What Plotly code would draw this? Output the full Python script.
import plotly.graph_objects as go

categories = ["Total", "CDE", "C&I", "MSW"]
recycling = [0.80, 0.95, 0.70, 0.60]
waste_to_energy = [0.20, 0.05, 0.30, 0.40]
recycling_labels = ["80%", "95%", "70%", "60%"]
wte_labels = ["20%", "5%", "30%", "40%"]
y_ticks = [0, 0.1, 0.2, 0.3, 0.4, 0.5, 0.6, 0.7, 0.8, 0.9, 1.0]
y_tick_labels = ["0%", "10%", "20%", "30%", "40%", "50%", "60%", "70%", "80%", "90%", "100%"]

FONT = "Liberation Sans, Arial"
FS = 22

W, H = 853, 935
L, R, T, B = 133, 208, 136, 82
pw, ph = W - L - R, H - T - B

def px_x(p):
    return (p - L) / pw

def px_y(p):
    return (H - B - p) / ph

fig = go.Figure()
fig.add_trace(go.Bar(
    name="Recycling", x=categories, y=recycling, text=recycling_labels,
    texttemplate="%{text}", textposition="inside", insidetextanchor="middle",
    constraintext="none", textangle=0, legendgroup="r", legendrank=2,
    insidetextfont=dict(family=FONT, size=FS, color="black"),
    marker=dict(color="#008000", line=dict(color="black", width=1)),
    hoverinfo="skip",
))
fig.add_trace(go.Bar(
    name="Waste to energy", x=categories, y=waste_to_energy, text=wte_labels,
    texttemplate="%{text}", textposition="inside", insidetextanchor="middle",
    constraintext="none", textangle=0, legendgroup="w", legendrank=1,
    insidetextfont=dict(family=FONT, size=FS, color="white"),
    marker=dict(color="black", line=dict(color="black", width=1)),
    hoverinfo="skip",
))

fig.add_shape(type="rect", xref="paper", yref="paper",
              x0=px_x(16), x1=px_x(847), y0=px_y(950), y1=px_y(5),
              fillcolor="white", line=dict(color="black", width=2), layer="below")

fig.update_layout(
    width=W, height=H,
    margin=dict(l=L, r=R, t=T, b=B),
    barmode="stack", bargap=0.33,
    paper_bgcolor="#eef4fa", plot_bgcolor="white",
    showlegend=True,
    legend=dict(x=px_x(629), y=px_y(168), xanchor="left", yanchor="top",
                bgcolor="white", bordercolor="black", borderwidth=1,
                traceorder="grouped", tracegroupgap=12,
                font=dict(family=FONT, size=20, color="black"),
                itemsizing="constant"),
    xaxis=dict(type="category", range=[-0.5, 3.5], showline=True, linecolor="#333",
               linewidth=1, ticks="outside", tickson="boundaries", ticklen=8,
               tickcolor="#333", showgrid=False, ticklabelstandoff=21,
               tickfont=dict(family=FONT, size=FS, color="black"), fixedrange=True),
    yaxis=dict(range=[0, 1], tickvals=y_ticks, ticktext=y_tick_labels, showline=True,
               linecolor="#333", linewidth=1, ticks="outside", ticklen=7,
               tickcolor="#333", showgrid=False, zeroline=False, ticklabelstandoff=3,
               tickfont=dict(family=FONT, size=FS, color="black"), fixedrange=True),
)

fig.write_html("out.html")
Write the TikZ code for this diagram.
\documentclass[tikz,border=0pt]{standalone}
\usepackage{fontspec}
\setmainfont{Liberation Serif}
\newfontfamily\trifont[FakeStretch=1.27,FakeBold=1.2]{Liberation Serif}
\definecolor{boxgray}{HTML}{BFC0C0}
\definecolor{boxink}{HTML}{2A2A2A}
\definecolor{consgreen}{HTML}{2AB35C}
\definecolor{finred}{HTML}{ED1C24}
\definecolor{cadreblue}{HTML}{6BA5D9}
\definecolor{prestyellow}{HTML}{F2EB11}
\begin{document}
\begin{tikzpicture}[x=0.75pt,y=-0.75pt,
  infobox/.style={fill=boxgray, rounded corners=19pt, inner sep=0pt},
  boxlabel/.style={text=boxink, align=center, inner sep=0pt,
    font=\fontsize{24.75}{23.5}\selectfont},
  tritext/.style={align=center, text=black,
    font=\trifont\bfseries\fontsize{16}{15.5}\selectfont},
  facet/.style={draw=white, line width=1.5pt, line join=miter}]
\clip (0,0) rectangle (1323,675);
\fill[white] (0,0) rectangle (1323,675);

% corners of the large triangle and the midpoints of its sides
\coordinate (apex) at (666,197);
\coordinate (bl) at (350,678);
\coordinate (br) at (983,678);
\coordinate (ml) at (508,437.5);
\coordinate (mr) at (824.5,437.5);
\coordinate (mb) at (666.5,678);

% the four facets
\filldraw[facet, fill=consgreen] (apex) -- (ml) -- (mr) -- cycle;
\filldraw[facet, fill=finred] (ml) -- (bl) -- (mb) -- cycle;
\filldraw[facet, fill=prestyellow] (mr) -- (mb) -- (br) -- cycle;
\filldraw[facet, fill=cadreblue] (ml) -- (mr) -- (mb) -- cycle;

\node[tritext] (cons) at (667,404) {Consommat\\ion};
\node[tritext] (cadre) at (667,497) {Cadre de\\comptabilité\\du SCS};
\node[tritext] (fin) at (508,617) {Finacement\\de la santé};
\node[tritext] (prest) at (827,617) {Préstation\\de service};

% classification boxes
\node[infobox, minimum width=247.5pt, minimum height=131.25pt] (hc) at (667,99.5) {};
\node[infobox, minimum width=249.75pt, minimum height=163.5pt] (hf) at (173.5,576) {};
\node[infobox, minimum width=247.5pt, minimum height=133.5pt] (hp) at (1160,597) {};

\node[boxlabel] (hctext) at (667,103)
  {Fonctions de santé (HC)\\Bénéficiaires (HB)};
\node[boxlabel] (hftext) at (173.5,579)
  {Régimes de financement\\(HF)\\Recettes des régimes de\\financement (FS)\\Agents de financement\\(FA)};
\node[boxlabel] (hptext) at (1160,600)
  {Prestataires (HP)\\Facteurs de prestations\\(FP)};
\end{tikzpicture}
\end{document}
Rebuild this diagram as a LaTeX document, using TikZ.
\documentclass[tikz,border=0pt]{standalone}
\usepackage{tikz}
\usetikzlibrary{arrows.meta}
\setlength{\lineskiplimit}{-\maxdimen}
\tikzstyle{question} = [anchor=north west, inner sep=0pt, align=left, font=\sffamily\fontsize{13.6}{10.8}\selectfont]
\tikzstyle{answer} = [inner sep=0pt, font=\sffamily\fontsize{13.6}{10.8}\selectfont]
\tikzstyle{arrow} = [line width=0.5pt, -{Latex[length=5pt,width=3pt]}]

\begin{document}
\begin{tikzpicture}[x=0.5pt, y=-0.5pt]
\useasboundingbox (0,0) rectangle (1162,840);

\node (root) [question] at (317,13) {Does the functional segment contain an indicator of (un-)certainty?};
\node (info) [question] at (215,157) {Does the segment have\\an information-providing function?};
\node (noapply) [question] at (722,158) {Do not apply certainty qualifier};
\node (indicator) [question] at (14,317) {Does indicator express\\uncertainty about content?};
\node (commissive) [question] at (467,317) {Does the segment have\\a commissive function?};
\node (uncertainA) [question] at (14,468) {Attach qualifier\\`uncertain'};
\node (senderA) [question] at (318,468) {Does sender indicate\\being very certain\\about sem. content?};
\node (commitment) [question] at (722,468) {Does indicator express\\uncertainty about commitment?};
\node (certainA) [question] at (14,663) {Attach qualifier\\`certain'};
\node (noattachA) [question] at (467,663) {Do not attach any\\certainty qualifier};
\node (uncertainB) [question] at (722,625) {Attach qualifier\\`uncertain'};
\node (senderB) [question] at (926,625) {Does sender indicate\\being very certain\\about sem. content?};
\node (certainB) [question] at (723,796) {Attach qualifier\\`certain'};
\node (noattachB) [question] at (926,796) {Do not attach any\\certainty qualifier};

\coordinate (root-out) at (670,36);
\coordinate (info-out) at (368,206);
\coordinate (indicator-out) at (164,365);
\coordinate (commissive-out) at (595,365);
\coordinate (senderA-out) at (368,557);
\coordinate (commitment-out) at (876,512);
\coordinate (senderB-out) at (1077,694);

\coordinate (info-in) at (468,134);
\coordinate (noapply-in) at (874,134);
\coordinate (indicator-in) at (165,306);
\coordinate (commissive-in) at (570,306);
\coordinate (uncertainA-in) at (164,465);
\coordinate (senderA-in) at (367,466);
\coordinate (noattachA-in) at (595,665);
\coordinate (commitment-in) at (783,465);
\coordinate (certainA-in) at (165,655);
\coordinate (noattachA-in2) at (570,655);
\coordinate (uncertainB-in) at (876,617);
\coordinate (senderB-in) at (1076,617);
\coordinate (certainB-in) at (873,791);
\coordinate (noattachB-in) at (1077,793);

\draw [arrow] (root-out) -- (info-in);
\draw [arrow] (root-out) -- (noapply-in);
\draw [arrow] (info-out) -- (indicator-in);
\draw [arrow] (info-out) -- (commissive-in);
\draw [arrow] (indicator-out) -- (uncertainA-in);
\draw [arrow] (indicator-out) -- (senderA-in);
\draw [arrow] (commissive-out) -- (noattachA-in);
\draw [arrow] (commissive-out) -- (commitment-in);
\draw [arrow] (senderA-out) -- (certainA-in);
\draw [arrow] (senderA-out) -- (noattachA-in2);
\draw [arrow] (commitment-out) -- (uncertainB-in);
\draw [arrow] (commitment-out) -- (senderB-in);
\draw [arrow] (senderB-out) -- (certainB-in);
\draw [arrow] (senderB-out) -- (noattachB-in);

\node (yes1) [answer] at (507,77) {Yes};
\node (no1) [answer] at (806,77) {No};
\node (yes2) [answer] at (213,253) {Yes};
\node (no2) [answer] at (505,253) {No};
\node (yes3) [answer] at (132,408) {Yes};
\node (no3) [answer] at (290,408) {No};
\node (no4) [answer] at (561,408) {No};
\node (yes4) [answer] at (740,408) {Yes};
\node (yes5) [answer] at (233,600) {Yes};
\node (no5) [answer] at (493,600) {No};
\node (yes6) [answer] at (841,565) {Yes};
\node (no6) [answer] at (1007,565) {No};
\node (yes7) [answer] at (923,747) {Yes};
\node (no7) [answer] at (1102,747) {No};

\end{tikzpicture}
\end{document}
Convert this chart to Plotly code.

########################################

▶ **Challenge**
Among the entries, how many lines contain the string "this"? Give the number without anything else.

▶ **Task solution**
4